Tuesday, May 16, 2006

That 'ugly American' image is getting a makeover guide

That 'ugly American' image is getting a makeover guide
By Jayne Clark, USA TODAY

We're loud, arrogant and poorly dressed.
Oh, yeah — we're fat, too.

Though it can't solve the U.S. obesity problem, a business group is attempting to beautify the time-worn image of the ugly American by promoting an attitude adjustment among business executives traveling abroad.

The non-profit Business for Diplomatic Action (BDA) will formally launch its program in May, when it will make its World Citizens Guide available online (businessfordiplomaticaction.org). But the group already has distributed the consciousness-raising pamphlet to 50 or so U.S. businesses, including American Airlines, Loews Hotels and Novell, says the group's executive director, Cari Eggspuehler. The guide politely suggests that when traveling in foreign lands, Americans generally should tone it down and dress it up, among other behavioral tips. BDA will follow up with an intensive briefing program for businesses.


Sample advice from the new World Citizens Guide published by Business for Diplomatic Action:

Speak lower and slower. In conversation, match your voice level and tonality to the environment and other people. A loud voice is often perceived as bragging. A fast talker can be seen as aggressive and threatening.
Leave the slang at home. (It) means little or nothing in other cultures. .. (and) can make you seem insensitive.
Listen at least as much as you talk. By all means, talk about America.. .. But also ask people you're visiting about themselves and their way of life.
Dress up — you can always strip down. In some countries, casual dress is a sign of disrespect.
Remember that your religion is your religion and not necessarily theirs. Most non-Western cultures have little knowledge of the Bible and will not understand references to it.

Surveys indicate that the ugly-American persona is not only alive and well, but getting bigger and uglier. And research aimed at discovering the roots of anti-American sentiments around the world points, in part, to the American personality. People overseas don't just dislike our foreign policy; they dislike us. And that's unsettling to U.S. businesses with interests abroad, as well as to the U.S. tourism industry vying for a share of incoming foreign travelers.

"Historically, people would separate the American government and the American people. But that distinction is being blurred," says Eggspuehler. "Typically, our people were admired for our way of life. It was a lifestyle that many aspired to, and that's not the case any more."

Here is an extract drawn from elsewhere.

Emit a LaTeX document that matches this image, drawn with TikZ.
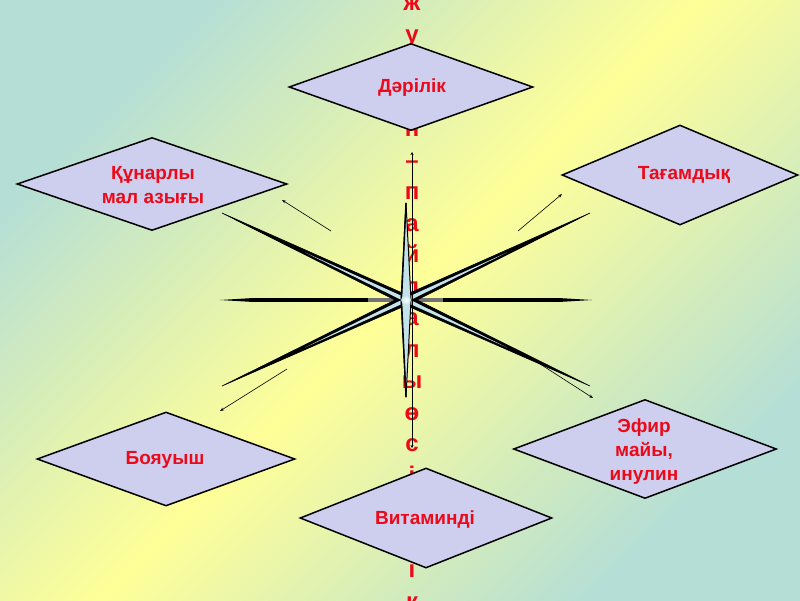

The ugly American was born in the days after World War II when greater numbers of ordinary, middle-class Americans began traveling abroad, particularly to Europe. They stood out, and not necessarily in a good way. But as global travel becomes increasingly ubiquitous, Americans are, if anything, becoming more savvy in the ways of the world, says Dean Foster, a cross-cultural consultant for business travelers. Nor do U.S. travelers have a lock on ugliness.

"Now that a lot of people are traveling from a lot of places, I see ugly Italians and ugly Brits, ugly Chinese and ugly Germans," he says. "Anyone who's ignorant of the culture they're in is ugly. It's not the provenance of Americans."

Maybe not. But given the pervasiveness of our culture and the sweep of our foreign policy, we tend to get noticed. In man-on-the-street interviews conducted in more than 100 countries after 9/11 by the advertising conglomerate DDB Worldwide, respondents repeatedly mentioned "arrogant," "loud" and "uninterested in the world" when asked their perceptions of Americans, Eggspuehler says. "But the most consistent word in every region was 'respect.' They said we don't respect their cultures. That, and if we had to talk so much, we could at least dial down the volume."

BDA was launched 2½ years ago by Keith Reinhard, former chairman of DDB Worldwide, to help businesses find ways to boost the sagging image of the USA abroad. In 2004, it created a student version of the guide, which went out to 200,000 study-abroad participants. The feedback was overwhelming, Eggspuehler says, and led to the business travelers' version and another program for schoolchildren, now in the works.

Reinhard has met three times with Undersecretary of State Karen Hughes, whose key role is to improve the USA's standing abroad, and she's said to support BDA's efforts. But the program has no governmental connection.

The Travel Industry Association of America, which promotes travel to this country, is squarely behind the initiative. The American-image problem is of primary concern to TIA, says spokesman Allen Kay. "But polls show when (foreigners) come and visit, they're much more likely to be friendly toward the U.S."